The original poem is about a young girl who disguises herself as a male soldier, joins the army in place of her father, survives many battles, declines her emperor’s award, and only reveals her identity to her fellow soldiers upon returning home. Based on the emperor’s titles in the poem, he is normally considered a Sinicized non-Han Chinese, possibly one of the Northern Wei (386-534) rulers. Similarly, the enemies are regarded as hu, a nomadic population on China’s northern border. Mulan’s ethnicity in the poem is unknown. Mulan, her emperor, and her enemies’ ethnicities are depicted differently in the long history of the story. For example, she is sometimes a girl in the Northern Wei, putting down a bandit uprising in the same state, and sometimes a girl with a non-Han father and a Han mother in Western Turkic Khaganate (581-657), attacking an army in central China. The conflict between Mulan’s state and a non-Han invading enemy did not really materialize until the turn of the 20th century, when China faced foreign invasions. The 2020 film sets the battles at the garrisons along the Silk Road, which are populated by multiple ethnicities and guarded by imperial armies. As in the 1998 animation, Mulan is portrayed as a Han-looking girl. Her country is identified as China without reference to a specific dynasty, although the costume and makeup styles remind us of the Tang, whose imperial family most likely had mixed ethnicity of both Han and non-Han Chinese. Like in the 2009 film Mulan: Rise of a Warrior (starring Zhào Wēi 赵薇), Mulan’s enemies in the 2020 film are identified as the Rourans (330-555), while in the 1998 animation it was the Huns (3rd century BCE-460).

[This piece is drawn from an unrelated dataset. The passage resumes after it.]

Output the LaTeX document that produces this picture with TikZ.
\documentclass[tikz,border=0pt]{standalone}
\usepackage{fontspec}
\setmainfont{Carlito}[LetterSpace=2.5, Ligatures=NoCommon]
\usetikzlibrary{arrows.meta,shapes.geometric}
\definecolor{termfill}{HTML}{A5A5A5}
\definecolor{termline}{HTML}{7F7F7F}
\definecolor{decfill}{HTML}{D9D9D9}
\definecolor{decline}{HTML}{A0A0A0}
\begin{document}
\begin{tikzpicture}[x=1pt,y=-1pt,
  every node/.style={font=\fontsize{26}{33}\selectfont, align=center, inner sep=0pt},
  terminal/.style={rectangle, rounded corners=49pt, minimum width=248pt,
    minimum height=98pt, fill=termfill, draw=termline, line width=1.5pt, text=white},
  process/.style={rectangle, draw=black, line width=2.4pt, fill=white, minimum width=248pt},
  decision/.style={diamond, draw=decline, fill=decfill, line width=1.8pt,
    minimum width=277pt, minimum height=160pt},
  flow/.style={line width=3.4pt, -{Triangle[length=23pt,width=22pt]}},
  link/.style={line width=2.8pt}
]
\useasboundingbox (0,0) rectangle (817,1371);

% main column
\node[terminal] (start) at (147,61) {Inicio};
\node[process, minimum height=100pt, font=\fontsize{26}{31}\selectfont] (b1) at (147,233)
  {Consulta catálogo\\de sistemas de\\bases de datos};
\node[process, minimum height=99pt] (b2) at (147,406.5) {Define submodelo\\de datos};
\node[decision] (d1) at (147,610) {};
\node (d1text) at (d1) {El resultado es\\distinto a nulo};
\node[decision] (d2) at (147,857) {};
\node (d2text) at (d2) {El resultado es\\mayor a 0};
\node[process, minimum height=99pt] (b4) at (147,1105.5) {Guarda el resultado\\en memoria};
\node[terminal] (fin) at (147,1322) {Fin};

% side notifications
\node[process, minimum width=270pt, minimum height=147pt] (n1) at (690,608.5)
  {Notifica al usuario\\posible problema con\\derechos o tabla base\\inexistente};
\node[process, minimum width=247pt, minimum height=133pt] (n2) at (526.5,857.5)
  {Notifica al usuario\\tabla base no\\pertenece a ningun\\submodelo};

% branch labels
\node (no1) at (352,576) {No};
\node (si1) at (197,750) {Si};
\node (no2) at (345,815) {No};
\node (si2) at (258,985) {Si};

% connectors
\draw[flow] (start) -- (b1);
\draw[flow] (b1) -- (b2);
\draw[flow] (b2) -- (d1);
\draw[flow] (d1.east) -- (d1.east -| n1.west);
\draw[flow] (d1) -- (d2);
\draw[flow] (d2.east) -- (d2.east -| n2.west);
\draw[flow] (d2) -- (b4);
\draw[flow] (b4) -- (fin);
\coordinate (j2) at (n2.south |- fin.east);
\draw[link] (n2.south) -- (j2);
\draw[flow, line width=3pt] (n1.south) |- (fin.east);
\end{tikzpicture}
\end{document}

Where this new live-action feature crucially diverges from previous adaptations, however, is its creative treatment of Mulan’s disguise. Most adaptations either gloss over the improbability of Mulan concealing her gender during her 10- or 12-year tenure in the army, as in the original poem, or resort to using external forces to help conceal her identity, such as friends, lovers, supernatural powers, or a miniature dragon named Mushu. In some versions, such as Chu Renhuo’s (c. 1630-c. 1705) novel Historical Romance of the Sui and Tang and the 1998 animation, Mulan’s identity is revealed before returning home, but by other people. In the 2020 film, Mulan decides to reveal herself before the end of the war, around the midway point in the movie.

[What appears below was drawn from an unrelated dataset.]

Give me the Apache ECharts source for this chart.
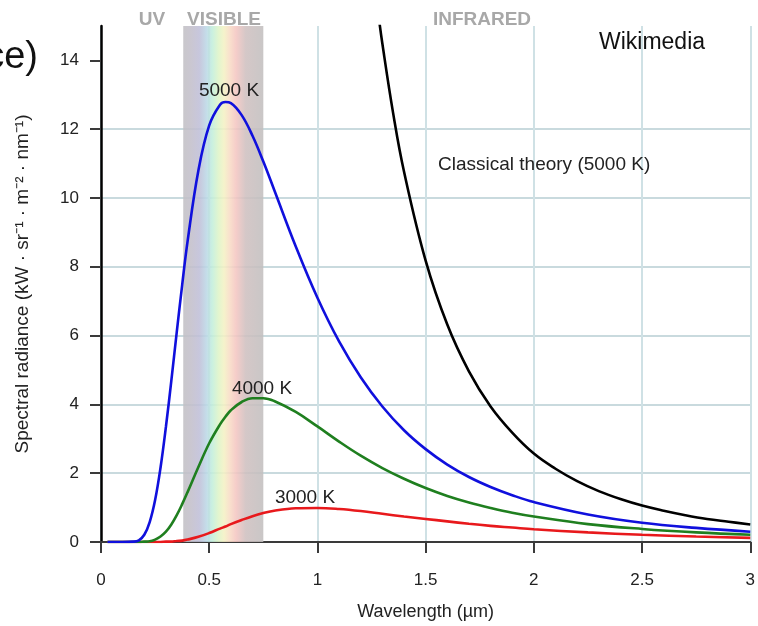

Mulan’s decision to disclose her identity helps her achieve truthfulness (真 zhēn), the last of the four virtues extolled throughout the movie, and ultimately her full potential. As the title of one late 18th-century novel — The Story of the Loyal, Filial, Brave, and Heroic Mulan — indicates, the other three virtues of Mulan — loyalty (忠 zhōng), bravery (勇 yǒng), and filial piety (孝 xiào) — have been recurrent themes in Chinese versions of the story. The virtue of truthfulness in the 2020 movie is more developed than in the 1998 animation, and exemplifies an important contemporary value. Mulan’s disclosure proves that she is not only honest to her ancestors, family, army, and country, but more importantly, to herself. If being honest to one’s family and country resonates more with traditional Chinese values of loyalty and filial piety, being honest to oneself is more consistent with contemporary views and would appeal more broadly to a global audience.

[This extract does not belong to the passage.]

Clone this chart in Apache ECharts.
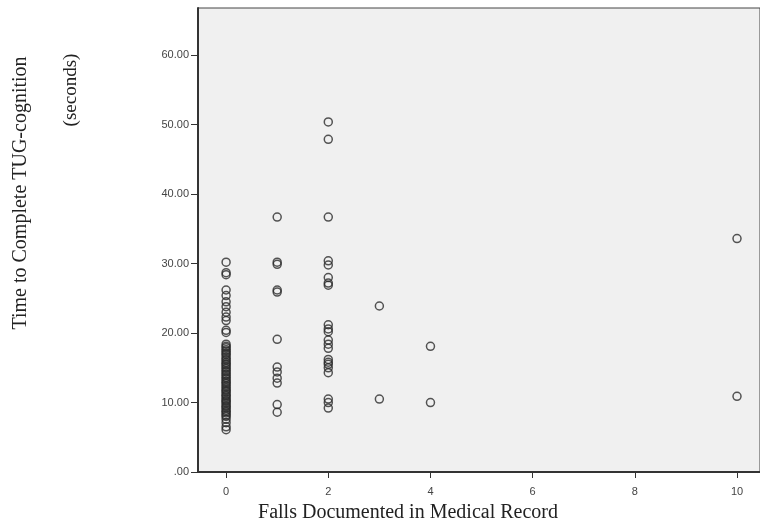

This new representation of Mulan goes beyond early 20th-century adaptations that turn her into a feminist icon. By depicting how an unconventional girl finds her place within the conventional world, the movie showcases a solution to finding a place for differences: by being good. Due to Mulan’s achievement of the four virtues, her disguise is eventually forgiven and her true identity is accepted by the emperor and her father. Mulan finds her place in her country through her own noble actions.

Of course, being Disney, there has to be a clear articulation of good and evil, with good triumphing. But what constitutes “evil”? Mulan’s counterpart, the dark-costumed witch, fails to find her place in the country — that is, to have her true identity as a woman warrior accepted. While her manifestation as a hawk reminds us of Shanyu’s falcon from the 1998 animation and Maleficent in the 2014 Disney fantasy film Maleficent, her name Xianniang comes from another capable and unconventional heroine: Dou Xianniang, in the aforementioned Historical Romance of the Sui and Tang. Dou Xianniang defeats Mulan in the novel, catches her, but is moved by her story and becomes her sworn sister. There are obvious similarities with the movie.

Just as Mulan successfully finds her place in her country via a noble path, the cultural compromises implied in the four virtues illustrate a method for accepting differences between one another: being good. Unlike most previous versions of the story, in which Mulan stays home or commits suicide after returning home, the 2020 film leaves Mulan’s fate ambiguous, allowing for the possibility that she accepts the emperor’s offer to be an officer in his guard. This open-ended conclusion also reveals a hopeful future for the legend itself.